> _What you should do_:
Scan the lines below; pull out those with "this".

_ _ _ _ _

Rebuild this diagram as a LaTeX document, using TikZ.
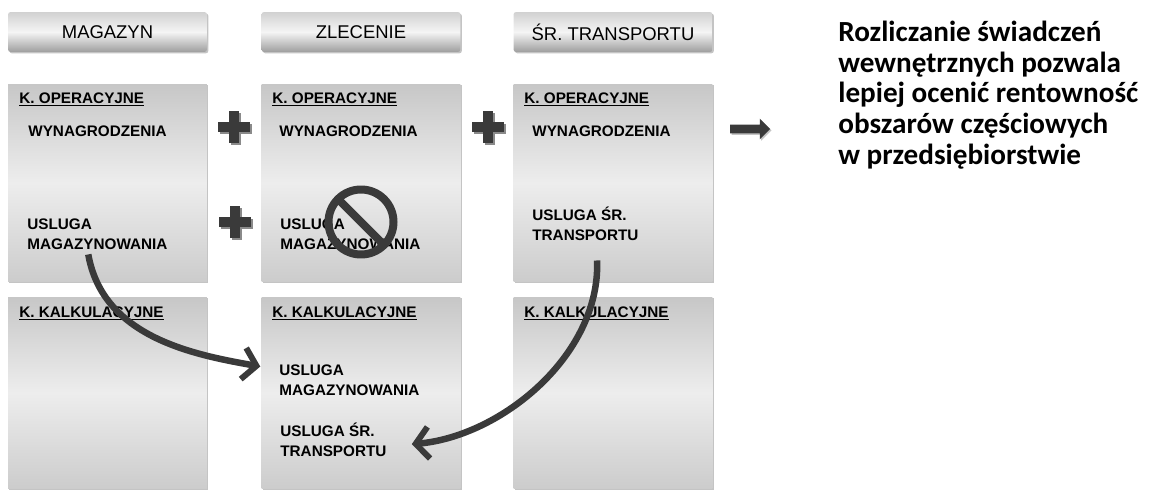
\documentclass[tikz,border=0pt]{standalone}
\usepackage{fontspec}
\setmainfont{Liberation Sans}
\newfontfamily\calfont{Carlito}
\usetikzlibrary{arrows.meta,shadows,shapes.arrows}

\definecolor{ciemny}{HTML}{3A3A3A}
\definecolor{cien}{HTML}{8A8A8A}

\begin{document}
\begin{tikzpicture}[x=0.02cm,y=-0.02cm,>=Stealth,
    naglowek/.style={minimum width=3.98cm, minimum height=0.8cm, rounded corners=1.5pt,
      top color=black!18, bottom color=black!38, middle color=black!4,
      drop shadow={shadow xshift=0.8pt, shadow yshift=-0.8pt, fill=cien},
      font=\fontsize{10.5}{12}\selectfont},
    gorne/.style={minimum width=3.98cm, minimum height=3.96cm, inner sep=0pt,
      top color=black!22, bottom color=black!20, middle color=black!7,
      drop shadow={shadow xshift=0.8pt, shadow yshift=-0.8pt, fill=cien}},
    dolne/.style={gorne, minimum height=3.84cm},
    tekst/.style={anchor=base west, inner sep=0pt, align=left,
      font=\fontsize{8.7}{11.3}\selectfont\bfseries},
    luk/.style={draw=ciemny, line width=0.13cm,
      -{Straight Barb[length=7.5pt,width=18pt,line width=3.4pt]}}]

  \useasboundingbox (0,0) rectangle (1154,490);

  % naglowki kolumn
  \node[naglowek] (hmag) at (107.5,32) {MAGAZYN};
  \node[naglowek] (hzl) at (361,32) {ZLECENIE};
  \node[naglowek] (htr) at (613,32) {ŚR. TRANSPORTU};

  % bloki
  \node[gorne] (gmag) at (107.5,183) {};
  \node[gorne] (gzl) at (361,183) {};
  \node[gorne] (gtr) at (613,183) {};
  \node[dolne] (dmag) at (107.5,393) {};
  \node[dolne] (dzl) at (361,393) {};
  \node[dolne] (dtr) at (613,393) {};

  % koszty operacyjne
  \node[tekst] (op1) at (19,103) {\underline{K. OPERACYJNE}};
  \node[tekst] (op2) at (272,103) {\underline{K. OPERACYJNE}};
  \node[tekst] (op3) at (524,103) {\underline{K. OPERACYJNE}};
  \node[tekst] (wyn1) at (28,136) {WYNAGRODZENIA};
  \node[tekst] (wyn2) at (279,136) {WYNAGRODZENIA};
  \node[tekst] (wyn3) at (532,136) {WYNAGRODZENIA};
  \node[tekst] (usmag) at (27,249) {USLUGA\\MAGAZYNOWANIA};
  \node[tekst] (uszl) at (280,249) {USLUGA\\MAGAZYNOWANIA};
  \node[tekst] (ustr) at (532,240) {USLUGA ŚR.\\TRANSPORTU};

  % koszty kalkulacyjne
  \node[tekst] (kal1) at (19,317) {\underline{K. KALKULACYJNE}};
  \node[tekst] (kal2) at (272,317) {\underline{K. KALKULACYJNE}};
  \node[tekst] (kal3) at (524,317) {\underline{K. KALKULACYJNE}};
  \node[tekst] (zlmag) at (279,395) {USLUGA\\MAGAZYNOWANIA};
  \node[tekst] (zltr) at (280,456) {USLUGA ŚR.\\TRANSPORTU};

  % plusy
  \foreach \px/\py in {234/127, 235/222, 488/127} {
    \fill[cien] (\px-14,\py-3) rectangle (\px+18,\py+7);
    \fill[cien] (\px-3,\py-14) rectangle (\px+7,\py+18);
    \fill[ciemny] (\px-16,\py-5) rectangle (\px+16,\py+5);
    \fill[ciemny] (\px-5,\py-16) rectangle (\px+5,\py+16);
  }

  % zakaz
  \node[circle, draw=ciemny, line width=0.16cm, minimum size=1.3cm, outer sep=0pt] (zakaz) at (361,222) {};
  \draw[ciemny, line width=0.16cm] (zakaz.north west) -- (zakaz.south east);

  % strzalka i wniosek
  \node[single arrow, fill=ciemny, inner xsep=0pt, inner ysep=0.08cm, minimum height=0.8cm,
    single arrow head extend=0.12cm, drop shadow={shadow xshift=0.8pt, shadow yshift=-0.8pt, fill=cien}] (strz) at (748,129) {};
  \node[anchor=north west, align=left, inner sep=0pt,
    font=\calfont\bfseries\fontsize{16.6}{17.4}\selectfont] (wniosek) at (838,21)
    {Rozliczanie świadczeń\\wewnętrznych pozwala\\lepiej ocenić rentowność\\obszarów częściowych\\w przedsiębiorstwie};

  % przeniesienia
  \draw[luk, shorten <=0.1cm, shorten >=0.38cm] ([xshift=-0.2cm]usmag.south) to[out=-80, in=170] ([yshift=0.2cm]zlmag.west);
  \draw[luk, shorten <=0.4cm, shorten >=0.5cm] ([xshift=0.22cm]ustr.south) to[out=-88, in=5] ([yshift=-0.14cm]zltr.east);

\end{tikzpicture}
\end{document}
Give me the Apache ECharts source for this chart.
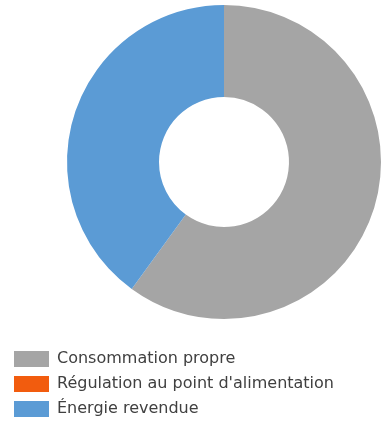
<!DOCTYPE html>
<html>
<head>
<meta charset="utf-8">
<style>
  html, body { margin: 0; padding: 0; background: #fff; }
  #chart { width: 384px; height: 421px; }
</style>
<script src="https://cdn.jsdelivr.net/npm/echarts@6/dist/echarts.min.js"></script>
</head>
<body>
<div id="chart"></div>
<script>
// catégories et valeurs (en %)
var categories = ["Consommation propre", "Régulation au point d'alimentation", "Énergie revendue"];
var values = [60, 0, 40];
var colors = ["#a5a5a5", "#f25c0e", "#5b9bd5"];

var pieData = [];
for (var i = 0; i < categories.length; i++) {
  pieData.push({ name: categories[i], value: values[i] });
}

var myChart = echarts.init(document.getElementById("chart"));
var option = {
  animation: false,
  color: colors,
  legend: {
    orient: "vertical",
    left: 14,
    top: 351,
    height: 70,
    padding: 0,
    itemWidth: 35,
    itemHeight: 16,
    itemGap: 9,
    icon: "rect",
    data: categories,
    textStyle: {
      fontFamily: "DejaVu Sans",
      fontSize: 16,
      color: "#404040",
      padding: [0, 0, 0, 3]
    }
  },
  series: [
    {
      type: "pie",
      center: [224, 162],
      radius: [65, 157],
      startAngle: 90,
      clockwise: true,
      silent: true,
      label: { show: false },
      labelLine: { show: false },
      data: pieData
    }
  ]
};
myChart.setOption(option);
</script>
</body>
</html>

_ _ _ _ _

> _Problem solution_:
Rebuild this diagram as a LaTeX document, using TikZ.
Give me the Apache ECharts source for this chart.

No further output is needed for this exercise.